Academy & Industry Research Collaboration Center (AIRCC)

Volume 12, Number 23, December 2022

Language-Agnostic Text Processing for Information Extraction

  Authors

Karthika Vijayan and Oshin Anand, Sahaj AI, Bangalore, India

  Abstract

Information extraction from multilingual text for conversational AI generally implements natural language understanding (NLU) using multiple language-specific models, which may not be available for low resource languages or code mixed scenarios. In this paper, we study the implementation of multilingual NLU by development of a language agnostic processing pipeline. We perform this study using the case of a conversational assistant, built using the RASA framework. The automatic assistants for answering text queries are built in different languages and code mixing of languages, while doing so, experimentation with different components in an NLU pipeline is conducted. Sparse and dense feature extraction accomplishes the language agnostic composite featurization of text in the pipeline. We perform experiments with intent classification and entity extraction as part of information extraction.

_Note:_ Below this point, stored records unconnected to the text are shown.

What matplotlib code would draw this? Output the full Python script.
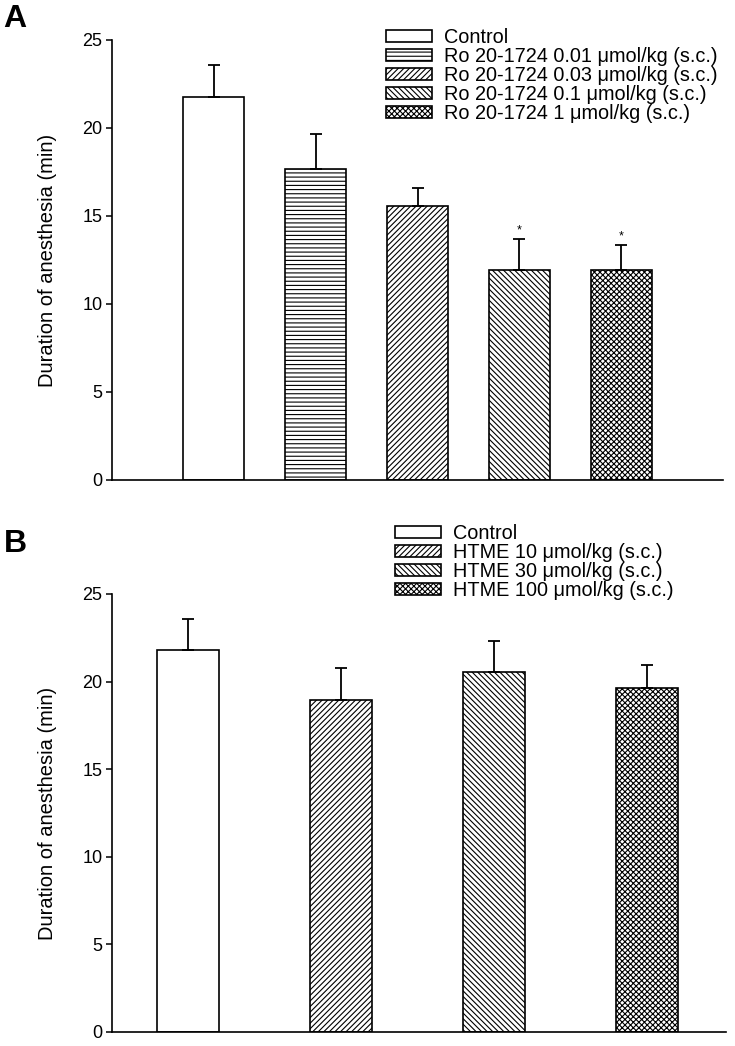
import numpy as np
import matplotlib
matplotlib.use("Agg")
import matplotlib.pyplot as plt

plt.rcParams['font.family'] = ['Liberation Sans', 'DejaVu Sans']
plt.rcParams['hatch.linewidth'] = 0.8

# ---- Data ----
labels_a = ["Control",
            "Ro 20-1724 0.01 \u03bcmol/kg (s.c.)",
            "Ro 20-1724 0.03 \u03bcmol/kg (s.c.)",
            "Ro 20-1724 0.1 \u03bcmol/kg (s.c.)",
            "Ro 20-1724 1 \u03bcmol/kg (s.c.)"]
means_a = [21.78, 17.67, 15.57, 11.93, 11.95]
sem_a = [1.78, 1.99, 1.03, 1.76, 1.40]
sig_a = ["", "", "", "*", "*"]

labels_b = ["Control",
            "HTME 10 \u03bcmol/kg (s.c.)",
            "HTME 30 \u03bcmol/kg (s.c.)",
            "HTME 100 \u03bcmol/kg (s.c.)"]
means_b = [21.80, 18.93, 20.55, 19.65]
sem_b = [1.76, 1.86, 1.78, 1.28]

yticks = [0, 5, 10, 15, 20, 25]
ylabel = "Duration of anesthesia (min)"

hatches_a = ["", "----", "/" * 6, "\\" * 6, "x" * 6]
hatches_b = ["", "/" * 6, "\\" * 6, "x" * 6]

W, H = 735, 1046
fig = plt.figure(figsize=(W / 100, H / 100), dpi=100)


def px_axes(left, top, right, bottom):
    return fig.add_axes([left / W, 1 - bottom / H, (right - left) / W, (bottom - top) / H])


def draw_panel(ax, means, sems, hatches, labels, width, xlim, sig=None):
    x = np.arange(1, len(means) + 1)
    for xi, m, h, lab in zip(x, means, hatches, labels):
        ax.bar(xi, m, width=width, color="white", edgecolor="black",
               hatch=h, linewidth=1.2, label=lab, zorder=2)
    ax.errorbar(x, means, yerr=[np.zeros(len(means)), sems], fmt="none",
                ecolor="black", elinewidth=1.3, capsize=4.5, capthick=1.3, zorder=3)
    if sig is not None:
        for xi, m, s, t in zip(x, means, sems, sig):
            if t:
                ax.annotate(t, (xi, m + s), xytext=(0, 2), textcoords="offset points",
                            ha="center", va="bottom", fontsize=9)
    ax.set_xlim(*xlim)
    ax.set_ylim(0, 25)
    ax.set_yticks(yticks)
    ax.set_xticks([])
    ax.spines["top"].set_visible(False)
    ax.spines["right"].set_visible(False)
    ax.spines["left"].set_linewidth(1.2)
    ax.spines["bottom"].set_linewidth(1.2)
    ax.tick_params(axis="y", direction="out", length=4, width=1.1, labelsize=13, pad=3)
    ax.set_ylabel(ylabel, fontsize=14.5)
    ax.yaxis.set_label_coords(-0.09, 0.5)


axA = px_axes(112, 40, 723, 480)
draw_panel(axA, means_a, sem_a, hatches_a, labels_a, 0.6, (0, 6), sig_a)
axB = px_axes(112, 594, 726, 1032)
draw_panel(axB, means_b, sem_b, hatches_b, labels_b, 0.405, (0.5, 4.52))

legkw = dict(frameon=False, fontsize=14.3, handlelength=2.32, handleheight=0.6,
             handletextpad=0.62, labelspacing=0.0, borderpad=0, borderaxespad=0,
             loc="upper left", bbox_transform=fig.transFigure)
axA.legend(bbox_to_anchor=(386 / W, 1 - 28 / H), **legkw)
axB.legend(bbox_to_anchor=(395 / W, 1 - 524 / H), **legkw)

fig.text(3 / W, 1 - 4 / H, "A", fontsize=23, fontweight="bold", va="top", ha="left")
fig.text(4 / W, 1 - 529 / H, "B", fontsize=23, fontweight="bold", va="top", ha="left")

fig.savefig("out.png", dpi=100)
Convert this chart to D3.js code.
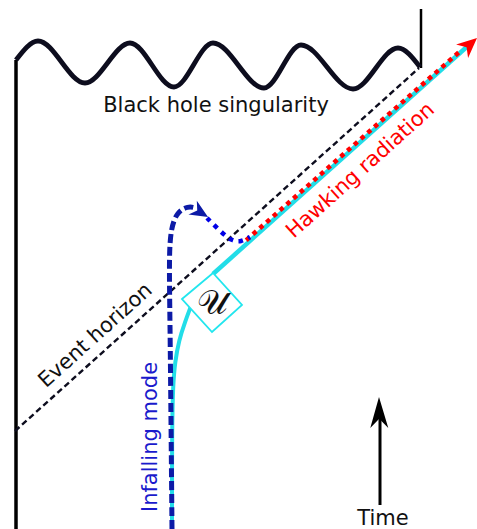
<html>
<head>
  <style>
    body { margin: 0; background: #fff; }
    text { font-family: "DejaVu Sans", sans-serif; font-size: 21px; }
  </style>
</head>
<body>
<svg class="chart"></svg>
<script src="https://cdn.jsdelivr.net/npm/d3@7"></script>
<script>
    // diagram points, in sketch units (0..477 wide, 0..529 tall)
    var singularity = [[16, 60], [38, 41], [85, 83], [130, 43], [174, 87], [213, 43],
                       [264, 88], [301, 45], [353, 89], [398, 48], [420, 67]];
    var leftWall = [[16, 60], [16, 529]];
    var rightWall = [[421, 9], [421, 68]];
    var horizon = [[15, 431], [419, 68]];
    var hawkingOut = [[213, 274], [470, 44]];
    var hawkingDots = [[247, 241], [462, 51]];
    var hawkingTip = [477, 38];
    var modeLow = [[172, 529], [172, 430], [173, 385], [175, 362], [179, 340], [185, 322], [191, 306]];
    var infalling = [[172, 529], [171, 420], [170, 320], [169, 255], [171, 228], [177, 212], [188, 206], [196, 208]];
    var infallTip = [208, 217];
    var reflected = [[207, 218], [222, 233], [232, 241], [241, 242], [250, 237]];
    var box = [[182, 299], [213, 273], [242, 305], [212, 332]];
    var timeArrow = [[380, 505], [380, 415]];
    var timeTip = [379, 397];

    var labels = [
      {text: "Black hole singularity", at: [216, 112], angle: 0, color: "#111", base: "alphabetic"},
      {text: "Event horizon", at: [95, 335], angle: -42, color: "#111", base: "central"},
      {text: "Hawking radiation", at: [360, 170], angle: -42, color: "#ff0000", base: "central"},
      {text: "Infalling mode", at: [150, 437], angle: -90, color: "#1a1acc", base: "central"},
      {text: "Time", at: [383, 525], angle: 0, color: "#111", base: "alphabetic"}
    ];

    var W = 477, H = 529;
    var x = d3.scaleLinear().domain([0, 477]).range([0, W]);
    var y = d3.scaleLinear().domain([0, 529]).range([0, H]);

    var chart = d3.select(".chart")
      .attr("width", W)
      .attr("height", H);

    var line = d3.line().x(function(d) { return x(d[0]); }).y(function(d) { return y(d[1]); });

    function path(pts, curve) {
      return chart.append("path")
        .attr("d", line.curve(curve)(pts))
        .attr("fill", "none");
    }

    // arrow head pointing at tip, coming from point "from"
    function arrowHead(tip, from, len, half, color) {
      var tx = x(tip[0]), ty = y(tip[1]);
      var fx = x(from[0]), fy = y(from[1]);
      var a = Math.atan2(ty - fy, tx - fx);
      var ux = Math.cos(a), uy = Math.sin(a);
      var px = -uy, py = ux;
      var bx = tx - ux * len, by = ty - uy * len;
      var nx = tx - ux * len * 0.7, ny = ty - uy * len * 0.7;
      var pts = [[tx, ty], [bx + px * half, by + py * half], [nx, ny], [bx - px * half, by - py * half]];
      chart.append("path")
        .attr("d", "M" + pts.map(function(p) { return p.join(","); }).join("L") + "Z")
        .attr("fill", color);
    }

    // walls and singularity
    path(leftWall, d3.curveLinear).attr("stroke", "#000").attr("stroke-width", 3.5);
    path(rightWall, d3.curveLinear).attr("stroke", "#000").attr("stroke-width", 2.5);
    path(singularity, d3.curveMonotoneX).attr("stroke", "#0d0d1e").attr("stroke-width", 4.8);

    // event horizon
    path(horizon, d3.curveLinear).attr("stroke", "#0d0d1e").attr("stroke-width", 2.4)
      .attr("stroke-dasharray", "6,3.5");

    // outgoing mode (cyan)
    path(modeLow, d3.curveBasis).attr("stroke", "#22dde8").attr("stroke-width", 4);
    path(hawkingOut, d3.curveLinear).attr("stroke", "#22dde8").attr("stroke-width", 4.5);
    path(hawkingDots, d3.curveLinear).attr("stroke", "#ff0000").attr("stroke-width", 4.5)
      .attr("stroke-dasharray", "4.5,4.5").attr("transform", "translate(-0.8,-0.8)");
    arrowHead(hawkingTip, hawkingOut[0], 20, 9, "#ff0000");

    // infalling mode (dark blue)
    path(infalling, d3.curveBasis).attr("stroke", "#0c1aa6").attr("stroke-width", 5)
      .attr("stroke-dasharray", "9,4");
    arrowHead(infallTip, [190, 206], 18, 8, "#0c1aa6");
    path(reflected, d3.curveBasis).attr("stroke", "#0000e6").attr("stroke-width", 4.5)
      .attr("stroke-dasharray", "4.5,5.5");

    // U box
    chart.append("path")
      .attr("d", line.curve(d3.curveLinearClosed)(box))
      .attr("fill", "#fff").attr("stroke", "#22e6ee").attr("stroke-width", 1.8);
    chart.append("text")
      .attr("x", x(212)).attr("y", y(314))
      .attr("text-anchor", "middle")
      .style("font-family", "'DejaVu Serif', 'Liberation Serif', serif")
      .style("font-size", "34px")
      .attr("fill", "#111")
      .text("\u{1D4B0}");

    // time arrow
    path(timeArrow, d3.curveLinear).attr("stroke", "#000").attr("stroke-width", 3);
    arrowHead(timeTip, timeArrow[0], 31, 9, "#000");

    chart.selectAll(".label")
      .data(labels)
      .enter()
      .append("text")
      .attr("class", "label")
      .attr("transform", function(d) {
        return "translate(" + x(d.at[0]) + "," + y(d.at[1]) + ") rotate(" + d.angle + ")";
      })
      .attr("text-anchor", "middle")
      .attr("dominant-baseline", function(d) { return d.base; })
      .attr("fill", function(d) { return d.color; })
      .text(function(d) { return d.text; });
</script>
</body>
</html>
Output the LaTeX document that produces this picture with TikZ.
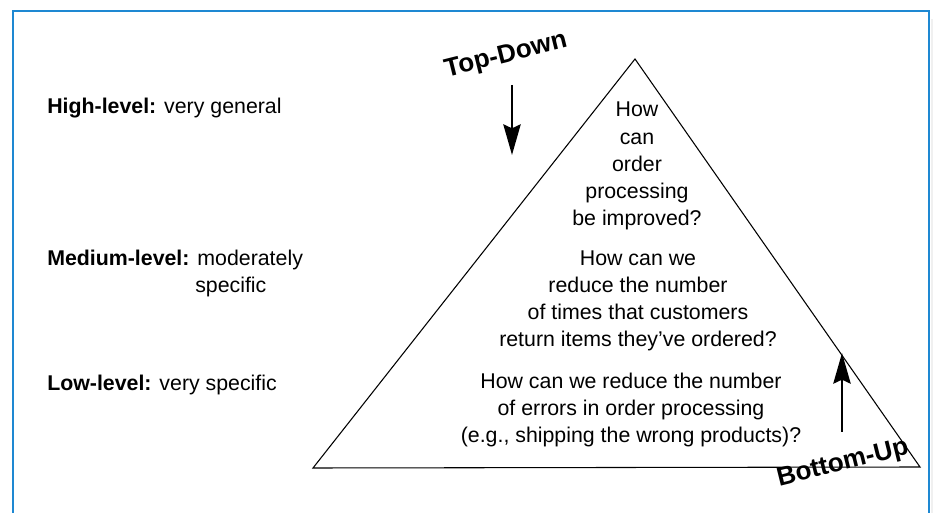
\documentclass[tikz,border=0pt]{standalone}
\usepackage{fontspec}
\setmainfont{Liberation Sans}
\usetikzlibrary{arrows.meta}
\definecolor{frameblue}{RGB}{30,136,210}
\tikzset{
  question/.style={align=center,inner sep=0pt,font=\fontsize{16}{20.3}\selectfont},
  levellabel/.style={anchor=west,inner sep=0pt,font=\fontsize{16}{20.3}\selectfont},
  direction/.style={inner sep=0pt,rotate=14,font=\fontsize{19.5}{22}\selectfont\bfseries},
  flow/.style={line width=1.6pt,-{Stealth[length=23pt,width=13pt,inset=3pt]}}
}
\begin{document}
\begin{tikzpicture}[x=0.75pt,y=0.75pt]
      \useasboundingbox (0,0) rectangle (933,-513);
      \fill[gray!12] (931,-19) rectangle (933,-513);
      \draw[frameblue,line width=1.5pt] (13,-513) -- (13,-11) -- (929,-11) -- (929,-513);
      \draw
        (635,-59) coordinate (apex)
        (313,-468) coordinate (left)
        (920,-467) coordinate (right);
      \draw[line width=0.8pt,line join=miter] (apex) -- (left) -- (right) -- cycle;
      \node[question] (high) at (637,-166) {How\\can\\order\\processing\\be improved?};
      \node[question] (medium) at (638,-301) {How can we\\reduce the number\\of times that customers\\return items they've ordered?};
      \node[question] (low) at (631,-410) {How can we reduce the number\\of errors in order processing\\(e.g., shipping the wrong products)?};
      \node[levellabel] (highlbl) at (47,-108) {\textbf{High-level:} very general};
      \node[levellabel] (medlbl) at (47,-260) {\textbf{Medium-level:} moderately};
      \node[levellabel] (medspec) at (195,-287) {specific};
      \node[levellabel] (lowlbl) at (47,-385) {\textbf{Low-level:} very specific};
      \node[direction] (topdown) at (506,-56) {Top-Down};
      \node[direction] (bottomup) at (843,-464) {Bottom-Up};
      \coordinate (tdstart) at (512,-85);
      \coordinate (tdend) at (512,-155);
      \coordinate (bustart) at (842,-432);
      \coordinate (buend) at (842,-353);
      \begin{scope}[flow]
        \draw (tdstart) to (tdend);
        \draw (bustart) to (buend);
      \end{scope}
    \end{tikzpicture}
\end{document}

The efficacy of the language agnostic NLU pipeline is showcased when (i) dedicated language models are not available for all languages of our interest, and (ii) in case of code mixing. Our experiments delivered accuracies in intent classification of 98.49%, 96.41% and 97.98% for same queries in English, Hindi and Malayalam languages, respectively, without any dedicated language models.

  Keywords

Information Extraction, Multilingual Text, Natural Language Understanding, Language Agnostic Processing, Composite features.